Two cases must be distinguished: ${\tau }_A<{\tau }_B$ and ${\tau }_A⩾{\tau }_B$.

In the Figure 2 and formulas below, we have denoted by $\tau$ the action of the time propagator $e^{-i{\displaystyle \frac{H\tau }{\hslash }}}$.

For example, in the case ${\tau }_A<{\tau }_B$, the probability of responses for A is given by

$$P{r}_A(a?=\epsilon ,b?=\eta )={\psi }_{prep}^{†}{\tau }_A^{†}{J}_a^{\epsilon }{\Delta }^{†}{J}_b^{\eta }{\Delta }^{\prime \prime †}{\Delta }^{\prime \prime }{J}_b^{\eta }\Delta J_a^{\epsilon }{\tau }_A{\psi }_{prep}$$

which reduces to

$$P{r}_A(a?=\epsilon ,b?=\eta )={\psi }_{prep}^{†}{\tau }_A^{†}{J}_a^{\epsilon }{\Delta }^{†}{J}_b^{\eta }\Delta J_a^{\epsilon }{\tau }_A{\psi }_{prep}$$

For the observer B, we obtain

$$P{r}_B(a?=\epsilon ,b?=\eta )={\psi }_{prep}^{†}{\tau }_A^{†}{J}_a^{\epsilon }{\Delta }^{†}{J}_b^{\eta }{\delta }^{†}{\Delta }^{\prime \prime †}{\Delta }^{\prime \prime }\delta J_b^{\eta }\Delta J_A{\tau }_A{\psi }_{prep}$$

which reduces to the same expression as that of A, which is reassuring.

We note that the time-shift due to general relativity and the final delay do not come into play.

The calculation cannot be simplified further because the questions do not commute with the Hamiltonian.

The graphs Figure 3 show the evolution of the conditional probability as a function of measurement times for a Hamiltonian of average energy 2 keV.

The diagrams are digitized temporally by 200 steps of 1.25, 2.5, and 5e-20 s.

5.1. Analysis

The correlation initially decreases as a function of the time difference, then becomes periodic. There is indeed a decoherence effect.

The graph is not symmetrical, but the conditional probability is continuous, including on the diagonal ${\tau }_A={\tau }_B$.

The derivatives on this diagonal are not continuous, but are expressed by commutators.

$${\displaystyle \frac{dP{r}_A}{\delta \tau }}=\langle {\psi }_{prep}|\tau J_A{\displaystyle \frac{i}{\hslash }}[H,J_B]J_A\tau |{\psi }_{prep}\rangle$$

$${\displaystyle \frac{dP{r}_B}{\delta \tau }}=\langle {\psi }_{prep}|\tau J_B{\displaystyle \frac{i}{\hslash }}[H,J_A]J_B\tau |{\psi }_{prep}\rangle$$

This result is consistent with the fact that time derivatives can be expressed by commutators with the Hamiltonian.

6. Conclusions

Quantum entanglement can easily be generalized to non-Boolean observables.
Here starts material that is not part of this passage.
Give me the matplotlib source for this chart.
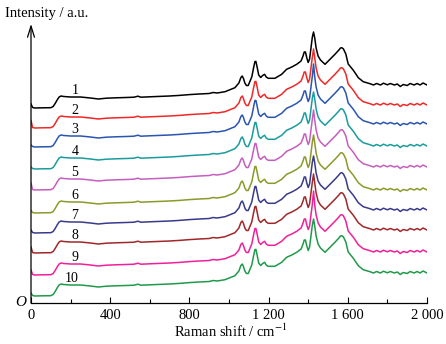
import matplotlib
matplotlib.use("Agg")
import matplotlib.pyplot as plt
from matplotlib.ticker import FixedLocator

# ---- data ----
shift = [0, 8, 20, 60, 100, 112, 122, 132, 142, 152, 165, 200, 250, 300, 340, 380,
         430, 480, 520, 540, 555, 600, 650, 700, 750, 800, 850, 900, 920, 940, 980,
         1030, 1050, 1060, 1067, 1073, 1080, 1088, 1097, 1115, 1125, 1131, 1136, 1142,
         1150, 1160, 1170, 1180, 1188, 1198, 1232, 1266, 1291, 1317, 1342, 1364, 1374,
         1380, 1386, 1393, 1400, 1407, 1414, 1421, 1427, 1433, 1440, 1450, 1462, 1485,
         1510, 1535, 1555, 1563, 1570, 1578, 1590, 1602, 1628, 1653, 1678, 1712, 1730,
         1745, 1765, 1780, 1800, 1815, 1835, 1850, 1865, 1880, 1900, 1915, 1935, 1950,
         1965, 1980, 2000]

profile = [0, 0.5, 0, 0.2, 0.3, 1.5, 4.5, 8, 11, 12, 11.5, 11, 11, 10, 9, 9.8,
           10.2, 10.5, 10.8, 11.8, 10.8, 11.2, 11.6, 12, 12.6, 13.4, 14, 14.5, 15.5, 15, 16.3,
           20.3, 25, 30.5, 32, 29.5, 25, 22.5, 22.5, 31, 41, 46.5, 46.5, 41,
           33, 30.5, 32.5, 33.7, 31, 29.7, 29.7, 33.7, 38.7, 41, 43.7, 47, 52,
           56, 56, 50, 45.5, 49, 60, 71, 75.5, 70, 60, 52, 48, 43.7,
           48.7, 53.7, 58, 60, 60.3, 59, 54, 44, 37.7, 30.3, 26.3, 24.3, 23,
           24.5, 23, 24.8, 23.2, 24.5, 23, 24, 21.5, 23.5, 22.5, 24.5, 23, 24.5,
           23, 25, 23]

labels = ["1", "2", "3", "4", "5", "6", "7", "8", "9", "10"]
offsets = [195, 175, 156, 134, 113, 90, 70, 50, 28, 7]
start_values = [4, 7.5, 2, 2, 7, 2.5, 3, 6, 5, 3]
peak_1427 = [76, 79, 83, 77, 80, 78, 77, 79, 84, 77]
colors = ["#000000", "#f02828", "#2a55b0", "#1a9c9c", "#c65ec0",
          "#8c9a2a", "#3a3a8c", "#a0282a", "#f0209a", "#1f9a4a"]

xticks_major = [0, 400, 800, 1200, 1600, 2000]
xtick_labels = ["0", "400", "800", "1 200", "1 600", "2 000"]
xticks_minor = [200, 600, 1000, 1400, 1800]

# ---- figure ----
plt.rcParams["font.family"] = ["Liberation Serif", "DejaVu Serif"]
plt.rcParams["mathtext.fontset"] = "stix"

W, H = 446, 344
fig = plt.figure(figsize=(W / 100, H / 100), dpi=100)
ax = fig.add_axes([31 / W, (H - 303) / H, 396 / W, (303 - 24) / H])

peak_idx = shift.index(1427)
for k in range(len(labels)):
    y = list(profile)
    y[0] = start_values[k]
    y[peak_idx] = peak_1427[k]
    y = [v + offsets[k] for v in y]
    ax.plot(shift, y, color=colors[k], lw=1.1, solid_joinstyle="round")
    lx = 207 if labels[k] == "10" else 222
    ax.text(lx, offsets[k] + 14, labels[k], fontsize=10, ha="center",
            va="baseline", color="black")

ax.set_xlim(0, 2000)
ax.set_ylim(0, 279)
ax.spines["top"].set_visible(False)
ax.spines["right"].set_visible(False)
ax.spines["left"].set_visible(False)
ax.spines["bottom"].set_linewidth(0.9)
ax.set_yticks([])
ax.xaxis.set_major_locator(FixedLocator(xticks_major))
ax.set_xticklabels(xtick_labels)
ax.xaxis.set_minor_locator(FixedLocator(xticks_minor))
ax.tick_params(axis="x", which="major", direction="in", length=4.5, width=0.8,
               labelsize=10.5, pad=4)
ax.tick_params(axis="x", which="minor", direction="in", length=3, width=0.8)

# y axis with arrow
ax.annotate("", xy=(0, 1.0), xycoords="axes fraction", xytext=(0, 0),
            textcoords="axes fraction",
            arrowprops=dict(arrowstyle="->,head_length=0.8,head_width=0.25",
                            lw=0.9, color="black", shrinkA=0, shrinkB=0),
            annotation_clip=False)

fig.text(5 / W, 1 - 13 / H, "Intensity / a.u.", fontsize=10.5, ha="left", va="center")
fig.text(21 / W, 1 - 302 / H, "O", fontsize=11, style="italic", ha="center", va="center")
fig.text(231 / W, 1 - 331 / H, r"Raman shift / cm$^{-1}$", fontsize=10.5,
         ha="center", va="center")

fig.savefig("out.png", dpi=100)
The famous spooky action at a distance mentioned by Einstein can be interpreted as a concordance of the proper times of the two subsystems. We can see that time shifts have no influence on the probabilities and correlations of quantum responses.

Negative responses validate the negations of the opposite algebra.